Columbia is signaling that they plan to have the large graduation ceremony on May 15th as scheduled. I can’t get on the campus but I see on tv that they have put the speakers’ podium on the steps of Low Library. They have also set up viewing stands on the east side of the campus. I also saw a high stack of folding chairs on the quadrangle. If they are going to suspend the student protestors occupying the lawn there is a question of how to identify who is who. If they are not arrested and booked how will Columbia get the names of who to suspend? Will they pair faces with the ID photos on the Columbia computers. Whatever you think of the college president, I have to think she is sorry that she ever took the job.

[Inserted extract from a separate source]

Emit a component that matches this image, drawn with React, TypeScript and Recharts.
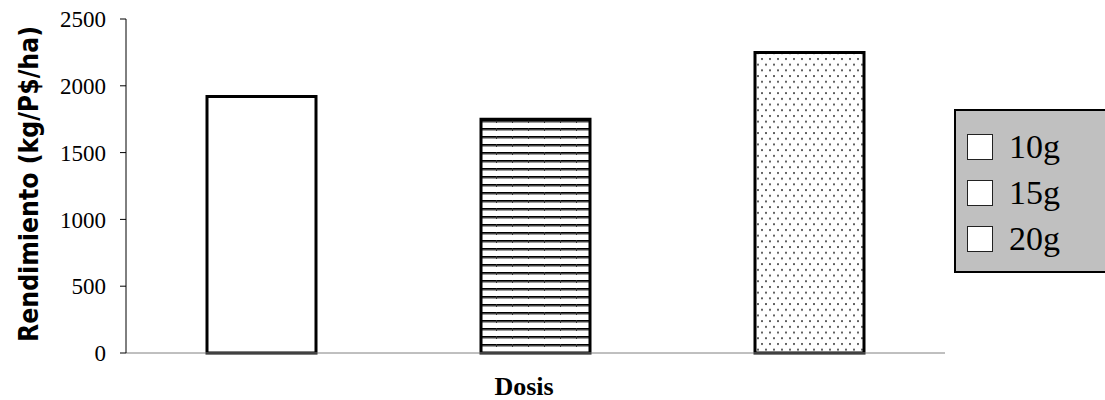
import { BarChart, Bar, XAxis, YAxis, Legend } from "recharts";

const categories = ["Dosis"];
const seriesNames = ["10g", "15g", "20g"];
const seriesValues = [1920, 1750, 2250];
const yTicks = [0, 500, 1000, 1500, 2000, 2500];

const data = categories.map((name) => {
  const row: Record<string, string | number> = { name };
  seriesNames.forEach((s, i) => {
    row[s] = seriesValues[i];
  });
  return row;
});

const fills = ["#ffffff", "url(#hlines)", "url(#dots)"];
const serif = "'Liberation Serif', 'Times New Roman', serif";

function YLabel() {
  return (
    <text
      x={38}
      y={184}
      transform="rotate(-90, 38, 184)"
      textAnchor="middle"
      textLength={316}
      lengthAdjust="spacingAndGlyphs"
      style={{ fontFamily: "'DejaVu Sans', 'Liberation Sans', sans-serif", fontWeight: 900, fontSize: 26 }}
      fill="#000"
    >
      Rendimiento (kg/P$/ha)
    </text>
  );
}

function XLabel() {
  return (
    <text
      x={524}
      y={395}
      textAnchor="middle"
      style={{ fontFamily: serif, fontWeight: "bold", fontSize: 26 }}
      fill="#000"
    >
      Dosis
    </text>
  );
}

function LegendBox(props: any) {
  const items = props.payload || [];
  return (
    <div
      style={{
        width: 170,
        height: 164,
        background: "#c0c0c0",
        border: "2px solid #000",
        boxSizing: "border-box",
        paddingTop: 13,
        paddingLeft: 11,
      }}
    >
      {items.map((it: any) => (
        <div key={it.value} style={{ display: "flex", alignItems: "center", height: 46 }}>
          <div
            style={{
              width: 26,
              height: 26,
              background: "#fff",
              border: "1.5px solid #222",
              boxSizing: "border-box",
              marginRight: 16,
            }}
          />
          <span style={{ fontFamily: serif, fontSize: 34, color: "#000", lineHeight: "46px" }}>
            {it.value}
          </span>
        </div>
      ))}
    </div>
  );
}

export default function App() {
  return (
    <div
      style={{
        position: "absolute",
        left: 0,
        top: 0,
        width: 1105,
        height: 400,
        overflow: "hidden",
        background: "#fff",
      }}
    >
      <BarChart
        width={1105}
        height={400}
        data={data}
        margin={{ top: 19, right: 160, left: 0, bottom: 0 }}
        barSize={109}
        barGap={165}
      >
        <defs>
          <pattern id="hlines" width="16" height="8" patternUnits="userSpaceOnUse">
            <rect x="0" y="0" width="16" height="8" fill="#fff" />
            <rect x="0" y="0" width="16" height="1.8" fill="#000" />
            <rect x="0" y="1.8" width="16" height="1" fill="#888" />
            <rect x="0" y="0" width="1" height="3" fill="#333" />
          </pattern>
          <pattern id="dots" width="8" height="11.4" patternUnits="userSpaceOnUse">
            <rect x="0" y="0" width="8" height="11.4" fill="#fff" />
            <circle cx="2" cy="2" r="1" fill="#333" />
            <circle cx="6" cy="7.7" r="1" fill="#333" />
          </pattern>
        </defs>
        <XAxis
          dataKey="name"
          height={47}
          tick={false}
          tickLine={false}
          axisLine={{ stroke: "#808080" }}
          label={<XLabel />}
        />
        <XAxis
          xAxisId="top"
          dataKey="name"
          orientation="top"
          height={0}
          tick={false}
          tickLine={false}
          axisLine={{ stroke: "#808080" }}
        />
        <YAxis
          width={126}
          domain={[0, 2500]}
          ticks={yTicks}
          interval={0}
          tickSize={6}
          tickMargin={14}
          axisLine={{ stroke: "#000" }}
          tickLine={{ stroke: "#000" }}
          tick={{ fill: "#000", fontFamily: serif, fontSize: 23 }}
          label={<YLabel />}
        />
        <YAxis
          yAxisId="right"
          orientation="right"
          width={0}
          domain={[0, 2500]}
          tick={false}
          tickLine={false}
          axisLine={{ stroke: "#808080" }}
        />
        <Legend
          layout="vertical"
          align="center"
          verticalAlign="middle"
          content={<LegendBox />}
          wrapperStyle={{ left: 954, top: 109, width: 170, height: 164 }}
        />
        {seriesNames.map((s, i) => (
          <Bar
            key={s}
            dataKey={s}
            name={s}
            fill={fills[i]}
            stroke="#000"
            strokeWidth={3}
            isAnimationActive={false}
          />
        ))}
      </BarChart>
    </div>
  );
}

This is an amazing display of solidarity with the Palestinian people to witness, kudos to these brave students and professors for standing up for their rights
People forget, there is no “freedom of speech” on a private college campus. The First Amendment prohibits the “state” from infringing on speech, not a private educator/employer. The college can absolutely shut these down and prohibit the students from displaying their banners and “protesting” in the manner they are, and in so doing will NOT offend the First Amendment. Similarly your employer can prohibit you from displaying an anti-israel statement in your office, your employer is not the “state”. For some reason everyone seems to think that the first amendment applies to everyone everywhere, it doesn’t.
I participated in several protests and actions during the 60’s and 70’s and I support this right to do so. But these Columbia students lost me when they started to use hammers etc. to break windows to get into Hamilton Hall to take over the building. This was Jan. 6th all over again. If there were “outside agitators” behind this then who were they? Name them and put all of these conspirators in jail.